Begin with the first line of the material and copy each line word for word through the line that contains "var CX = 200, CY = 221, R = 184;"; the pictures are left out.
************
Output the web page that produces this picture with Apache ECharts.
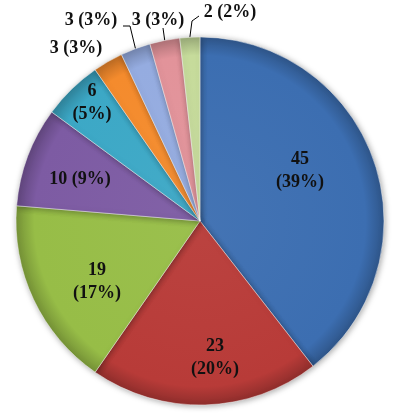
<!DOCTYPE html>
<html>
<head>
<meta charset="utf-8">
<script src="https://cdn.jsdelivr.net/npm/echarts@6/dist/echarts.min.js"></script>
<style>
html,body{margin:0;padding:0;background:#fff;}
#chart{width:400px;height:414px;}
</style>
</head>
<body>
<div id="chart"></div>
<script>
// ---- data ----
var categories = ['A', 'B', 'C', 'D', 'E', 'F', 'G', 'H', 'I'];
var values = [45, 23, 19, 10, 6, 3, 3, 3, 2];

// ---- styles / layout ----
var colors = ['#3C6EB1', '#B83B38', '#97BD47', '#7D5BA3', '#3CA8C6', '#F48B2D', '#95ACE0', '#E2939A', '#C6DB9B'];
var twoLine = [true, true, true, false, true, false, false, false, false];
var outside = [false, false, false, false, false, true, true, true, true];
var showLine = [false, false, false, false, false, false, true, true, true];
// label text centres (px)
var labelPos = [[300, 171], [215, 358], [97, 282], [80, 179], [92, 103], [76, 48], [91, 20], [158, 20], [230, 12]];
// leader line bends / ends after the slice edge point (px)
var lineTail = [null, null, null, null, null, null, [[130, 26], [123, 26]], [[163, 28]], [[192, 21], [199, 16]]];

var CX = 200, CY = 221, R = 184;

function shade(hex, f) {
  var n = parseInt(hex.slice(1), 16);
  var r = (n >> 16) & 255, g = (n >> 8) & 255, b = n & 255;
  function c(v) { v = f < 0 ? v * (1 + f) : v + (255 - v) * f; return Math.max(0, Math.min(255, Math.round(v))); }
  return 'rgb(' + c(r) + ',' + c(g) + ',' + c(b) + ')';
}

var total = values.reduce(function (a, b) { return a + b; }, 0);
// mid angles (clockwise from 12 o'clock), derived from values
var midAngles = [];
(function () {
  var acc = 0;
  values.forEach(function (v) { midAngles.push((acc + v / 2) / total * 2 * Math.PI); acc += v; });
})();

var data = values.map(function (v, i) {
  var pct = Math.round(v / total * 100);
  return {
    name: categories[i],
    value: v,
    itemStyle: {
      color: {
        type: 'radial', x: CX, y: CY, r: R, global: true,
        colorStops: [
          { offset: 0, color: shade(colors[i], 0.04) },
          { offset: 0.9, color: colors[i] },
          { offset: 1, color: shade(colors[i], -0.22) }
        ]
      }
    },
    label: {
      position: outside[i] ? 'outside' : 'inside',
      formatter: v + (twoLine[i] ? '\n' : ' ') + '(' + pct + '%)'
    },
    labelLine: { show: showLine[i] }
  };
});

var chart = echarts.init(document.getElementById('chart'), null, { renderer: 'canvas' });
chart.setOption({
  animation: false,
  series: [{
    type: 'pie',
    center: [CX, CY],
    radius: [0, R],
    startAngle: 90,
    clockwise: true,
    avoidLabelOverlap: false,
    data: data,
    itemStyle: {
      borderColor: 'rgba(255,255,255,0.45)',
      borderWidth: 1,
      shadowBlur: 6,
      shadowColor: 'rgba(0,0,0,0.35)',
      shadowOffsetX: 1,
      shadowOffsetY: 1
    },
    label: {
      show: true,
      fontFamily: 'Liberation Serif',
      fontWeight: 'bold',
      fontSize: 18,
      lineHeight: 23,
      color: '#111',
      align: 'center'
    },
    labelLine: {
      length: 10,
      length2: 6,
      lineStyle: { color: '#000', width: 1 }
    },
    labelLayout: function (p) {
      var i = p.dataIndex;
      var pos = labelPos[i];
      var out = { x: pos[0], y: pos[1], align: 'center', verticalAlign: 'middle' };
      if (lineTail[i]) {
        var a = midAngles[i];
        var pts = [[CX + R * Math.sin(a), CY - R * Math.cos(a)]].concat(lineTail[i]);
        out.labelLinePoints = pts;
      }
      return out;
    }
  }]
});
</script>
</body>
</html>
************
Written answer>
Output the web page that produces this picture with Apache ECharts.
<!DOCTYPE html>
<html>
<head>
<meta charset="utf-8">
<script src="https://cdn.jsdelivr.net/npm/echarts@6/dist/echarts.min.js"></script>
<style>
html,body{margin:0;padding:0;background:#fff;}
#chart{width:400px;height:414px;}
</style>
</head>
<body>
<div id="chart"></div>
<script>
// ---- data ----
var categories = ['A', 'B', 'C', 'D', 'E', 'F', 'G', 'H', 'I'];
var values = [45, 23, 19, 10, 6, 3, 3, 3, 2];

// ---- styles / layout ----
var colors = ['#3C6EB1', '#B83B38', '#97BD47', '#7D5BA3', '#3CA8C6', '#F48B2D', '#95ACE0', '#E2939A', '#C6DB9B'];
var twoLine = [true, true, true, false, true, false, false, false, false];
var outside = [false, false, false, false, false, true, true, true, true];
var showLine = [false, false, false, false, false, false, true, true, true];
// label text centres (px)
var labelPos = [[300, 171], [215, 358], [97, 282], [80, 179], [92, 103], [76, 48], [91, 20], [158, 20], [230, 12]];
// leader line bends / ends after the slice edge point (px)
var lineTail = [null, null, null, null, null, null, [[130, 26], [123, 26]], [[163, 28]], [[192, 21], [199, 16]]];

var CX = 200, CY = 221, R = 184;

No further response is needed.